Oumeima el-Khalil s’est entourée sur cet album d’une très solide équipe de compositeurs, d’auteurs et de musiciens. Hani Siblini est essentiellement derrière la composition d’un grand nombre de chansons, partageant cette tâche avec Abboud Saadi sur Niyalak, Basel Rajoub sur Thilalouna et Issam Hajj Ali sur Fi Akher al ashya. Quant aux textes, ils sont signés Abido Bacha, Mohammad el-Abdallah, Germanos Germanos, Hani Nadim, Zahi Wehbé et Mahmoud Darwich.

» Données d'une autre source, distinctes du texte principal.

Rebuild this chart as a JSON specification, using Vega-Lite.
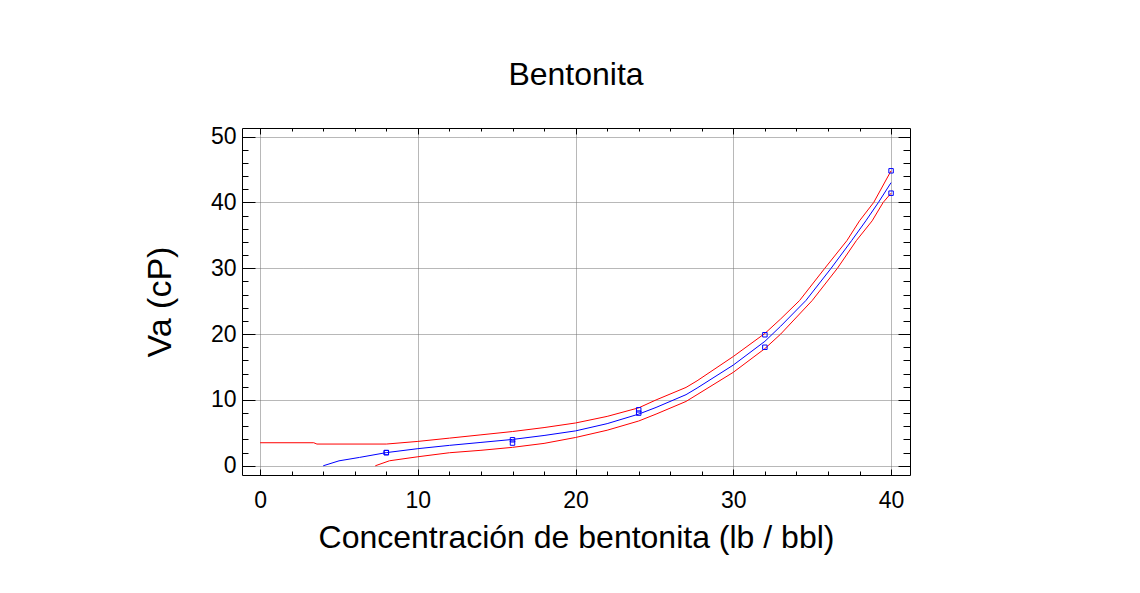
{
  "$schema": "https://vega.github.io/schema/vega-lite/v6.json",
  "autosize": "none",
  "width": 668,
  "height": 347,
  "padding": {"left": 242, "top": 128, "right": 230, "bottom": 118},
  "background": "white",
  "title": {"text": "Bentonita", "fontSize": 32, "font": "Liberation Sans", "fontWeight": "normal", "color": "black", "anchor": "middle", "frame": "group", "offset": 34},
  "config": {"view": {"stroke": null}, "font": "Liberation Sans"},
  "datasets": {
    "curves": [
      {"s": "upper", "x": 0, "y": 3.5}, {"s": "upper", "x": 3.4, "y": 3.5}, {"s": "upper", "x": 3.6, "y": 3.3}, {"s": "upper", "x": 8.0, "y": 3.3},
      {"s": "upper", "x": 10.0, "y": 3.7}, {"s": "upper", "x": 12.0, "y": 4.2}, {"s": "upper", "x": 14.0, "y": 4.7}, {"s": "upper", "x": 16.0, "y": 5.2},
      {"s": "upper", "x": 18.0, "y": 5.8}, {"s": "upper", "x": 20.0, "y": 6.5}, {"s": "upper", "x": 22.0, "y": 7.5}, {"s": "upper", "x": 24.0, "y": 8.8},
      {"s": "upper", "x": 25.1, "y": 10.0}, {"s": "upper", "x": 27.0, "y": 11.9}, {"s": "upper", "x": 27.7, "y": 12.9}, {"s": "upper", "x": 30.0, "y": 16.6},
      {"s": "upper", "x": 32.0, "y": 20.1}, {"s": "upper", "x": 33.0, "y": 22.3}, {"s": "upper", "x": 34.2, "y": 25.1}, {"s": "upper", "x": 35.8, "y": 30.0},
      {"s": "upper", "x": 37.2, "y": 34.2}, {"s": "upper", "x": 38.0, "y": 37.2}, {"s": "upper", "x": 38.9, "y": 40.0}, {"s": "upper", "x": 40.0, "y": 44.8},
      {"s": "lower", "x": 7.3, "y": 0.0}, {"s": "lower", "x": 8.2, "y": 0.76}, {"s": "lower", "x": 10.0, "y": 1.37}, {"s": "lower", "x": 12.0, "y": 1.98},
      {"s": "lower", "x": 14.0, "y": 2.35}, {"s": "lower", "x": 16.0, "y": 2.8}, {"s": "lower", "x": 18.0, "y": 3.4}, {"s": "lower", "x": 20.0, "y": 4.3},
      {"s": "lower", "x": 22.0, "y": 5.4}, {"s": "lower", "x": 24.0, "y": 6.8}, {"s": "lower", "x": 25.1, "y": 7.85}, {"s": "lower", "x": 27.0, "y": 9.77},
      {"s": "lower", "x": 27.7, "y": 10.8}, {"s": "lower", "x": 30.0, "y": 14.2}, {"s": "lower", "x": 32.0, "y": 17.8}, {"s": "lower", "x": 33.0, "y": 20.0},
      {"s": "lower", "x": 35.0, "y": 25.1}, {"s": "lower", "x": 36.6, "y": 30.0}, {"s": "lower", "x": 37.8, "y": 34.2}, {"s": "lower", "x": 38.8, "y": 37.2},
      {"s": "lower", "x": 39.5, "y": 40.0}, {"s": "lower", "x": 40.0, "y": 41.4},
      {"s": "fit", "x": 4.0, "y": 0.0}, {"s": "fit", "x": 5.0, "y": 0.75}, {"s": "fit", "x": 6.3, "y": 1.27}, {"s": "fit", "x": 8.0, "y": 2.0},
      {"s": "fit", "x": 10.0, "y": 2.6}, {"s": "fit", "x": 12.0, "y": 3.1}, {"s": "fit", "x": 14.0, "y": 3.55}, {"s": "fit", "x": 16.0, "y": 4.0},
      {"s": "fit", "x": 18.0, "y": 4.6}, {"s": "fit", "x": 20.0, "y": 5.3}, {"s": "fit", "x": 22.0, "y": 6.4}, {"s": "fit", "x": 24.0, "y": 7.85},
      {"s": "fit", "x": 25.1, "y": 8.86}, {"s": "fit", "x": 27.0, "y": 10.8}, {"s": "fit", "x": 27.7, "y": 11.8}, {"s": "fit", "x": 30.0, "y": 15.3},
      {"s": "fit", "x": 32.0, "y": 18.9}, {"s": "fit", "x": 33.0, "y": 21.2}, {"s": "fit", "x": 34.6, "y": 25.1}, {"s": "fit", "x": 36.2, "y": 30.0},
      {"s": "fit", "x": 37.5, "y": 34.2}, {"s": "fit", "x": 38.4, "y": 37.2}, {"s": "fit", "x": 39.2, "y": 40.0}, {"s": "fit", "x": 40.0, "y": 43.0}
    ],
    "points": [
      {"x": 8, "y": 2.0}, {"x": 8, "y": 2.0},
      {"x": 16, "y": 3.95}, {"x": 16, "y": 3.45},
      {"x": 24, "y": 8.5}, {"x": 24, "y": 8.0},
      {"x": 32, "y": 19.9}, {"x": 32, "y": 18.0},
      {"x": 40, "y": 44.8}, {"x": 40, "y": 41.4}
    ]
  },
  "resolve": {"axis": {"x": "independent", "y": "independent"}},
  "layer": [
    {
      "data": {"name": "curves"},
      "mark": {"type": "line", "strokeWidth": 1, "clip": true},
      "encoding": {
        "x": {
          "field": "x", "type": "quantitative",
          "scale": {"domain": [-1.15, 41.2], "nice": false, "zero": false},
          "axis": {
            "orient": "bottom",
            "values": [0, 2, 4, 6, 8, 10, 12, 14, 16, 18, 20, 22, 24, 26, 28, 30, 32, 34, 36, 38, 40],
            "title": "Concentración de bentonita (lb / bbl)",
            "titleFontSize": 32, "titleFont": "Liberation Sans", "titleFontWeight": "normal", "titleColor": "black", "titlePadding": 8,
            "labelFontSize": 23, "labelFont": "Liberation Sans", "labelColor": "black", "labelPadding": 20,
            "labelExpr": "datum.value % 10 === 0 ? datum.label : ''", "labelFlush": false, "labelOverlap": false,
            "tickSize": {"condition": {"test": "datum.value % 10 === 0", "value": -6}, "value": -4},
            "tickColor": "black", "tickWidth": 1, "domainColor": "black", "domainWidth": 1,
            "grid": true, "gridColor": "#707070", "gridDash": [1, 1], "gridWidth": 1,
            "gridOpacity": {"condition": {"test": "datum.value % 10 === 0", "value": 1}, "value": 0},
            "zindex": 0
          }
        },
        "y": {
          "field": "y", "type": "quantitative",
          "scale": {"domain": [-1.4, 51.3], "nice": false, "zero": false},
          "axis": {
            "orient": "left",
            "values": [0, 2, 4, 6, 8, 10, 12, 14, 16, 18, 20, 22, 24, 26, 28, 30, 32, 34, 36, 38, 40, 42, 44, 46, 48, 50],
            "title": "Va (cP)",
            "titleFontSize": 34, "titleFont": "Liberation Sans", "titleFontWeight": "normal", "titleColor": "black", "titlePadding": 33,
            "labelFontSize": 23, "labelFont": "Liberation Sans", "labelColor": "black", "labelPadding": 19,
            "labelExpr": "datum.value % 10 === 0 ? datum.label : ''", "labelFlush": false, "labelOverlap": false,
            "tickSize": {"condition": {"test": "datum.value % 10 === 0", "value": -13}, "value": -6},
            "tickColor": "black", "tickWidth": 1, "domainColor": "black", "domainWidth": 1,
            "grid": true, "gridColor": "#707070", "gridDash": [1, 1], "gridWidth": 1,
            "gridOpacity": {"condition": {"test": "datum.value % 10 === 0", "value": 1}, "value": 0},
            "zindex": 0
          }
        },
        "color": {
          "field": "s", "type": "nominal",
          "scale": {"domain": ["upper", "lower", "fit"], "range": ["#ff0000", "#ff0000", "#0000ff"]},
          "legend": null
        }
      }
    },
    {
      "data": {"name": "points"},
      "mark": {"type": "point", "shape": "square", "filled": false, "size": 20, "strokeWidth": 1, "color": "#0000ff", "opacity": 1},
      "encoding": {
        "x": {
          "field": "x", "type": "quantitative",
          "axis": {
            "orient": "top",
            "values": [0, 2, 4, 6, 8, 10, 12, 14, 16, 18, 20, 22, 24, 26, 28, 30, 32, 34, 36, 38, 40],
            "title": null, "labels": false, "grid": false,
            "tickSize": {"condition": {"test": "datum.value % 10 === 0", "value": -6}, "value": -3},
            "tickColor": "black", "tickWidth": 1, "domainColor": "black", "domainWidth": 1
          }
        },
        "y": {
          "field": "y", "type": "quantitative",
          "axis": {
            "orient": "right",
            "values": [0, 2, 4, 6, 8, 10, 12, 14, 16, 18, 20, 22, 24, 26, 28, 30, 32, 34, 36, 38, 40, 42, 44, 46, 48, 50],
            "title": null, "labels": false, "grid": false,
            "tickSize": {"condition": {"test": "datum.value % 10 === 0", "value": -12}, "value": -7},
            "tickColor": "black", "tickWidth": 1, "domainColor": "black", "domainWidth": 1
          }
        }
      }
    }
  ]
}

Zaman donne l’impression à l’auditeur de surfer sur un terrain connu de la musique orientale, et pourtant, il lui ouvre les portes d’un nouvel univers, sensuel et romantique, engagé et éthéré, étrange et familier tout à la fois. L’album instaure un nouveau mode musical, un nouveau monde, entre l’ici et l’ailleurs, un nouveau Zaman, l’espace d’un temps suspendu. Celui d’Oumeima el-Khalil.
Nayla Rached
Entourée de musiciens
Oumeima el-Khalil a été secondée sur Zaman par un très grand nombre de musiciens de renom sur la scène locale, tels Raed el-Khazen (guitare), Fouad Afra (batterie), Basel Rajoub (saxophone), Toni Khalifé (violon), Samir Siblini (ney), Feras Shahrstan et Iman Homsi (qanun), Hussein Khalil (oud), Sary Khalifé (violoncelle), Jeremy Chapman (flûte), Ali el-Khatib (req). Et d’autres musiciens également sur certains titres, à l’instar de Makram Aboul Hosn, Tony Anka, Salman Baalbaki et Hani Siblini.